Each file is reported as PASS or FAIL. Failing files list every violation with rule name, line, and column:
PASS  site/index.html
FAIL  site/about.html
      [tag-nesting] 14:3 - </div> does not match open <p>
      [duplicate-id] 22:10 - duplicate id 'header'
PASS  site/contact.html

2 passed, 1 failed
With -q (quiet), PASS lines are suppressed. With -s (summary), the count line is appended. Both flags may be combined.

Rules Checked:

RuleWhat is checked
doctype Document begins with <!DOCTYPE html>
root-element Exactly one <html> element at the top level
head-required <head> is present and contains a <title>
body-required <body> element is present
tag-nesting Every open tag has a matching close tag in the correct order
void-elements Void elements (br, img, input, hr, meta, link, etc.) have no close tag
attr-quotes All attribute values are quoted
duplicate-id No two elements share the same id attribute value

Design:

Tokenizer

Scans raw HTML source character by character and emits a flat stream of Token values. Token is an abstract record with derived types:
TagOpen, TagClose, AttrName, AttrValue, AttrUnquoted,
SelfClose, TagEnd, Text, Comment, Doctype, Eof
Every token carries a (Line, Col) position for precise error reporting. The tokenizer holds no HTML grammar knowledge - it only recognises <, >, =, ", ', and ! as delimiters. Malformed input is never rejected at this stage.

Lexer

Consumes the Token stream and groups tokens into structured Lexeme values. Lexeme is an abstract record with derived types:
OpenTag, SelfClosingTag, CloseTag, TextNode, CommentNode, DoctypeDecl
OpenTag and SelfClosingTag carry an IReadOnlyList<Attr> with key, value, and quoting status used later by the attr-quotes rule. All tag names are normalized to lowercase; whitespace-only text nodes are discarded.

Validator

Drives the Lexer and applies all eight rules in a single pass. It maintains an element stack (List<(string Name, (int Line, int Col) Pos)>) for nesting checks, a HashSet<string> for duplicate-ID detection, and boolean flags for the document-level requirements (doctype, html, head, title, body). All violations are collected into a list of ValidationError records before the Report is returned - the validator never short-circuits on the first failure. Validator.Validate(string src, string file) is the single public entry point. Report.IsValid returns true when the error list is empty.

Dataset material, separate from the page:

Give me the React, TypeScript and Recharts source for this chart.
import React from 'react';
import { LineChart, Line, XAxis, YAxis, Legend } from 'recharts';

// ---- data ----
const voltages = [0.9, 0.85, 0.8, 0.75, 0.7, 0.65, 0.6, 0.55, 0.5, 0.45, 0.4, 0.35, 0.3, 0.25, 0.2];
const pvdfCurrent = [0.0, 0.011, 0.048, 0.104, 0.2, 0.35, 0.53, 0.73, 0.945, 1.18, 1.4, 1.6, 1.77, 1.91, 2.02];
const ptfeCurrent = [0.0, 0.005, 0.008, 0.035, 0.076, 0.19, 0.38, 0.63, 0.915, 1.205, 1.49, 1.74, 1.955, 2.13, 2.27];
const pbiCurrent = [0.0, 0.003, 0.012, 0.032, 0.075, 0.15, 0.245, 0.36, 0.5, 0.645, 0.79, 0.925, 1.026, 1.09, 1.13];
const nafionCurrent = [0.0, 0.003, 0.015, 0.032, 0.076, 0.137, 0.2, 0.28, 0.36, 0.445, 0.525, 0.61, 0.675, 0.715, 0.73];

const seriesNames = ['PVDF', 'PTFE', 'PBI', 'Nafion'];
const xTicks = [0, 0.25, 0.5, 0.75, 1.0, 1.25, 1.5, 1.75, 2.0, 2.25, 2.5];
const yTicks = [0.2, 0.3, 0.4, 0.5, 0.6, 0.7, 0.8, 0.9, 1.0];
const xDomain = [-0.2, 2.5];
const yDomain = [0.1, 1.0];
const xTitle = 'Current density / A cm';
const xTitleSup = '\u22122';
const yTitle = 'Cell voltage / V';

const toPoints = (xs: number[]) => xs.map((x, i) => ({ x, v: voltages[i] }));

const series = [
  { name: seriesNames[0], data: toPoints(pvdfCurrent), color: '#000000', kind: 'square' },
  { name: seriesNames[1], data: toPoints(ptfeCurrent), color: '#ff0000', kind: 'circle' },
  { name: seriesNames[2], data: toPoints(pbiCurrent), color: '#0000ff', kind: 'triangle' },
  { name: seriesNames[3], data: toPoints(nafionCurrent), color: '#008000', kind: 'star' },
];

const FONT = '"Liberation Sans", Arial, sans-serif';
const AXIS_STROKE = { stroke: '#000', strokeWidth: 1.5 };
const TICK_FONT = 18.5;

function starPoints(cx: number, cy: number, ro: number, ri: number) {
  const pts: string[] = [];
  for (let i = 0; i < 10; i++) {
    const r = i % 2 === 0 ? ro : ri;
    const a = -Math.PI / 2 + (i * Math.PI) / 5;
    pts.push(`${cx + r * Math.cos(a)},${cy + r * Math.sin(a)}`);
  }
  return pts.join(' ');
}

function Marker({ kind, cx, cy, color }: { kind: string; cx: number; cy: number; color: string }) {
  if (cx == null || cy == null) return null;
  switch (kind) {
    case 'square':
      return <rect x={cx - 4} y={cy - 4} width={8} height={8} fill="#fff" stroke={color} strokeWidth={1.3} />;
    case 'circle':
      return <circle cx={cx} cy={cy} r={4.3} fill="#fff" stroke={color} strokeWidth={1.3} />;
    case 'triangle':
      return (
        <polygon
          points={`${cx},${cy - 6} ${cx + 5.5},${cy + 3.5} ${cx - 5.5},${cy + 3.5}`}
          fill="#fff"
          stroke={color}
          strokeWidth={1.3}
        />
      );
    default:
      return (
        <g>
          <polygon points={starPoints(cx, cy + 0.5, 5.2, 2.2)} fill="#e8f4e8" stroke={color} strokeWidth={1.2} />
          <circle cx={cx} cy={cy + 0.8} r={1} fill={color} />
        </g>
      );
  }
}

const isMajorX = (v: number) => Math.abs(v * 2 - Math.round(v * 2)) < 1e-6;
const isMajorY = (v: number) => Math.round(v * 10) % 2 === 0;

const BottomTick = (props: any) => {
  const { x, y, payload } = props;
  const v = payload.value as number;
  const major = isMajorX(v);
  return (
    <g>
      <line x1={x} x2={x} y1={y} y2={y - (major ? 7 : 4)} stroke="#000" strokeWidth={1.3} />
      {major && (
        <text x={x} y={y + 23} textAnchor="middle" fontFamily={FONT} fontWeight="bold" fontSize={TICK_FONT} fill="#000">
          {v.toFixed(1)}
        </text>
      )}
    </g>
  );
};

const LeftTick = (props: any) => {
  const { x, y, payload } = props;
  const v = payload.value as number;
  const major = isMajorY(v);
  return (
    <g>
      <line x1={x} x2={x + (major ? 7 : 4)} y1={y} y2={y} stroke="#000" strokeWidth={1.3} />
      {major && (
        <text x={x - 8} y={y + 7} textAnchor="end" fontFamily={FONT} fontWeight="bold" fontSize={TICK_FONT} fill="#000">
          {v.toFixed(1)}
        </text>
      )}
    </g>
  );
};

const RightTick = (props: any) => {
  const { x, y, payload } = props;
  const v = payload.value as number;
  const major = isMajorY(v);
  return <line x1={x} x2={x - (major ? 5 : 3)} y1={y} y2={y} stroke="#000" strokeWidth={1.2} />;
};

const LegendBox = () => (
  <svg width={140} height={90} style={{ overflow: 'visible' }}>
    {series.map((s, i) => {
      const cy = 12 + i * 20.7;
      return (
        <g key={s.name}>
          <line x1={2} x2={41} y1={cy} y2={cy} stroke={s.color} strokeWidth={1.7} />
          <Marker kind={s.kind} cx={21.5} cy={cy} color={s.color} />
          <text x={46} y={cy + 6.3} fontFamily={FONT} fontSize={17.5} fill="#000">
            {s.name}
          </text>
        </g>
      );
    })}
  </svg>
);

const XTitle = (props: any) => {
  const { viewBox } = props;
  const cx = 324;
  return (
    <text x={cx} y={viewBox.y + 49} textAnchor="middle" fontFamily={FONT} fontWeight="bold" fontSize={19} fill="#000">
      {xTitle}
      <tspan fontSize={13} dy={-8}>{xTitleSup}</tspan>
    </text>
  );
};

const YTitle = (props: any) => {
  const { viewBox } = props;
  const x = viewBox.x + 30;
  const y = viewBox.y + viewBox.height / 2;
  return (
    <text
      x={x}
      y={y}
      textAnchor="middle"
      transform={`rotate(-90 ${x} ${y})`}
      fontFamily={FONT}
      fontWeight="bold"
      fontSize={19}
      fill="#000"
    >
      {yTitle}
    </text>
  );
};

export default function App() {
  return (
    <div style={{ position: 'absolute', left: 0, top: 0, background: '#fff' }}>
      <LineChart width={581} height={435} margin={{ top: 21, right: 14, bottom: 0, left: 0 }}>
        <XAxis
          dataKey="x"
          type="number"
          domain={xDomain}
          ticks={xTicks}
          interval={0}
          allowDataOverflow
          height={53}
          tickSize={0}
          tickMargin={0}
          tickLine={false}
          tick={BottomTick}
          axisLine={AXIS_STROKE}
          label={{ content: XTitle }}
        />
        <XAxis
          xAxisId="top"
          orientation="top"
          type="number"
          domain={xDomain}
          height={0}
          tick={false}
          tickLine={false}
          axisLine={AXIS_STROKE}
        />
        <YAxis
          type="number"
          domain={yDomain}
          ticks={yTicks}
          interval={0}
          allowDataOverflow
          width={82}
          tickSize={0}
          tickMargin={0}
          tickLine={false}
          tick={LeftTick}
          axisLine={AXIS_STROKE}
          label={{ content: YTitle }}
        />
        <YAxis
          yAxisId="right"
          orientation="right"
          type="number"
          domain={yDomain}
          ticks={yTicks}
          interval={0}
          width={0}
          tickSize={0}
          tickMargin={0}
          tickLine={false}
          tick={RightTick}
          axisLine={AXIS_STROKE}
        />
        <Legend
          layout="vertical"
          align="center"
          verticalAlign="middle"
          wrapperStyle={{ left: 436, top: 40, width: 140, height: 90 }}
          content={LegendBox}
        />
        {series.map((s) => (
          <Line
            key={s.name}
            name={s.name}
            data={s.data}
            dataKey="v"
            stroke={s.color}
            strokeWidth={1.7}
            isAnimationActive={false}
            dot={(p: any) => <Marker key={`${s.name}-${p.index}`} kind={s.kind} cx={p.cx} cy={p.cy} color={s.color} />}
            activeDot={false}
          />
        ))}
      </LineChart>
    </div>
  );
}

EntryPoint - CLI orchestration

Parses command-line flags manually (no external dependency), collects .html / .htm files from the supplied paths, and skips build and VCS directories (bin, obj, .git, .vs, etc.). For each file it calls Validator.Validate, prints the per-file report, and tracks the overall pass/fail count. Exits with status 1 if any file fails or cannot be read.

Build:

Requires the .NET 10 SDK (dotnet --version should show 10.x).
# Build all projects (from the CsPageValidator/ solution root)
dotnet build

# Build Release configuration
dotnet build -c Release

# Run all unit tests
dotnet test

# Run with verbose test output
dotnet test --logger "console;verbosity=detailed"

Testing:

Each library has a companion xUnit test project:
Test ProjectCoverage
Tokenizer.Tests tags, attributes, doctypes, comments, position tracking
Lexer.Tests tag grouping, attribute collection, case normalization
Validator.Tests valid documents, missing elements, nesting errors, void elements, duplicate IDs, unquoted attributes
# Run all tests from the solution root
dotnet test

# Run tests for a single project
dotnet test Validator.Tests

External Dependencies:

None. All four components use only the .NET Base Class Library (System.IO, System.Text.RegularExpressions, and core collections). No NuGet packages are required.